====== Dataset extract ======

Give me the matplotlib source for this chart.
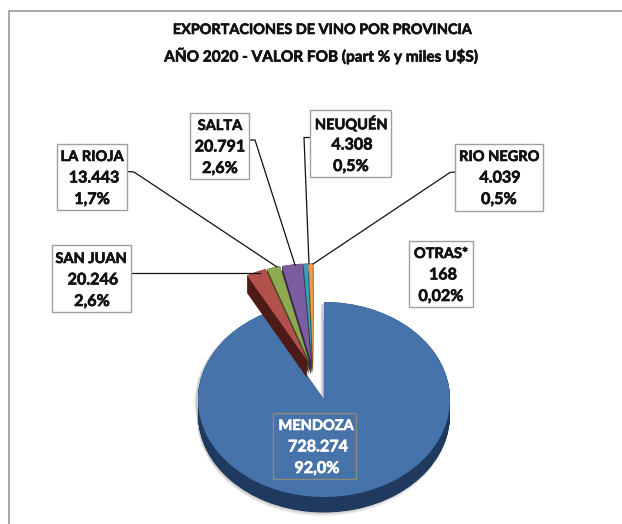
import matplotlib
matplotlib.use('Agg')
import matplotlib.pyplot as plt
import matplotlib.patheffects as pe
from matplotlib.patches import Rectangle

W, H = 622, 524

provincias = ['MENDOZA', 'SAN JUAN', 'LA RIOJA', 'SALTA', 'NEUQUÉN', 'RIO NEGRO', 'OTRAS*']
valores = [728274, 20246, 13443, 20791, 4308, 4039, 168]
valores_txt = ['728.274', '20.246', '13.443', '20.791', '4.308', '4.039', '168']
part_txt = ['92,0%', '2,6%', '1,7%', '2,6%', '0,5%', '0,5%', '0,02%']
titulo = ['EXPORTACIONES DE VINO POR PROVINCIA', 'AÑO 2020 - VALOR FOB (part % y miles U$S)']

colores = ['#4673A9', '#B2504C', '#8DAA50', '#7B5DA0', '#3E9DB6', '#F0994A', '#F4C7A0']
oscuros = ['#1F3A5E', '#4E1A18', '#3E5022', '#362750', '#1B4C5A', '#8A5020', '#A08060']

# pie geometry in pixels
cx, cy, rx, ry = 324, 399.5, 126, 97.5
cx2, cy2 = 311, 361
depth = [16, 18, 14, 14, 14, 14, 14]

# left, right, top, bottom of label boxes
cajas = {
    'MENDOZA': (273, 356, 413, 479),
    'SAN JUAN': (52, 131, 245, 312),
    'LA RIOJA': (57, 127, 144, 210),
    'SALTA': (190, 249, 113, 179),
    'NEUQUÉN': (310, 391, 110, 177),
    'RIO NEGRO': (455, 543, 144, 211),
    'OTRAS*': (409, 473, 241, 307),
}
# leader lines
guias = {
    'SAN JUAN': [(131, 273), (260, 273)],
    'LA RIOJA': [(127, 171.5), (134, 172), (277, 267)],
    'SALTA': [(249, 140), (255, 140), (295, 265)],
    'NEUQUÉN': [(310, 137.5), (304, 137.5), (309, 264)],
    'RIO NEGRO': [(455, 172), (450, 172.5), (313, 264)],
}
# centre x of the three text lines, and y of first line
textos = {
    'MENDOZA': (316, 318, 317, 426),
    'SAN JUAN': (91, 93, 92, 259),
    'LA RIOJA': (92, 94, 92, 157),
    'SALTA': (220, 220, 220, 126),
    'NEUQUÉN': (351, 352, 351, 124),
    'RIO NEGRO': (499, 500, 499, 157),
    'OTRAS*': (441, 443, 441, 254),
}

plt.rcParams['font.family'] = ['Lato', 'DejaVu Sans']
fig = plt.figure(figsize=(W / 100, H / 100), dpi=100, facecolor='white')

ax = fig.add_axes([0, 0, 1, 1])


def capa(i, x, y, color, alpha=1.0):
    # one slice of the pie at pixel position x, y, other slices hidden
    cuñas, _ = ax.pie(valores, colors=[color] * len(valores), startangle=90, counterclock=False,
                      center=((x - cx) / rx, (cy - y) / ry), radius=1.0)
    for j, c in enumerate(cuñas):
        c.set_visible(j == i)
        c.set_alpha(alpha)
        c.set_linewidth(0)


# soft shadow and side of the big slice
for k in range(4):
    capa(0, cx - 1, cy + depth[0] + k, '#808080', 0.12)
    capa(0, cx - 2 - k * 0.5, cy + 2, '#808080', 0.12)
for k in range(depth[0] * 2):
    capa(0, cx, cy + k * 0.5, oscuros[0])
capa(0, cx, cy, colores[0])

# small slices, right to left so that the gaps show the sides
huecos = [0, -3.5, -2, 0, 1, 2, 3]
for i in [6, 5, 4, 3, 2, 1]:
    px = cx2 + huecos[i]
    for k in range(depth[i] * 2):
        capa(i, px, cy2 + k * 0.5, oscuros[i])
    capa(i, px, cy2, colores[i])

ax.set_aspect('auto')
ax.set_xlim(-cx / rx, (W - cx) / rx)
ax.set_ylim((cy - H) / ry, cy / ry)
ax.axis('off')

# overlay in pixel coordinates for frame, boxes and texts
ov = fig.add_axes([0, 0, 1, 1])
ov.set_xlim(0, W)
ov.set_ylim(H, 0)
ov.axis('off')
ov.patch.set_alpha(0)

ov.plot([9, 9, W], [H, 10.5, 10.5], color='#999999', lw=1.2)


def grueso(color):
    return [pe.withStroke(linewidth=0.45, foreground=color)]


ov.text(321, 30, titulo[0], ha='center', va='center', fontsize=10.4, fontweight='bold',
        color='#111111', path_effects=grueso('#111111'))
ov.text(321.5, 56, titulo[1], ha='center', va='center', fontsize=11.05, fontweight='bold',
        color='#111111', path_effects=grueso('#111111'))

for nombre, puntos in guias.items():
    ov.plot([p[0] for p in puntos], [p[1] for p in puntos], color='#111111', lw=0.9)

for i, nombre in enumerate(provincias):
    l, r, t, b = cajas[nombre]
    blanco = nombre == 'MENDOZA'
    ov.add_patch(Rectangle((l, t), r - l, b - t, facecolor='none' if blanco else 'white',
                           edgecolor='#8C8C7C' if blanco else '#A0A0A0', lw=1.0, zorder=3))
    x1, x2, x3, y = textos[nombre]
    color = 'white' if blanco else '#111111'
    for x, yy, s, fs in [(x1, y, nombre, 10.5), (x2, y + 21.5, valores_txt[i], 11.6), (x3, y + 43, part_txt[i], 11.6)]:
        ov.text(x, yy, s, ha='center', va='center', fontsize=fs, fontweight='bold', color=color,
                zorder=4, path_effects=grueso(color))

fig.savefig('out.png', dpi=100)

======

Problem ▸ Restate the material word for word from its first line through the line containing "depth = [16, 18, 14, 14, 14, 14, 14]", both included; the pictures do not belong in it.

Exercise response ▸
Give me the matplotlib source for this chart.
import matplotlib
matplotlib.use('Agg')
import matplotlib.pyplot as plt
import matplotlib.patheffects as pe
from matplotlib.patches import Rectangle

W, H = 622, 524

provincias = ['MENDOZA', 'SAN JUAN', 'LA RIOJA', 'SALTA', 'NEUQUÉN', 'RIO NEGRO', 'OTRAS*']
valores = [728274, 20246, 13443, 20791, 4308, 4039, 168]
valores_txt = ['728.274', '20.246', '13.443', '20.791', '4.308', '4.039', '168']
part_txt = ['92,0%', '2,6%', '1,7%', '2,6%', '0,5%', '0,5%', '0,02%']
titulo = ['EXPORTACIONES DE VINO POR PROVINCIA', 'AÑO 2020 - VALOR FOB (part % y miles U$S)']

colores = ['#4673A9', '#B2504C', '#8DAA50', '#7B5DA0', '#3E9DB6', '#F0994A', '#F4C7A0']
oscuros = ['#1F3A5E', '#4E1A18', '#3E5022', '#362750', '#1B4C5A', '#8A5020', '#A08060']

# pie geometry in pixels
cx, cy, rx, ry = 324, 399.5, 126, 97.5
cx2, cy2 = 311, 361
depth = [16, 18, 14, 14, 14, 14, 14]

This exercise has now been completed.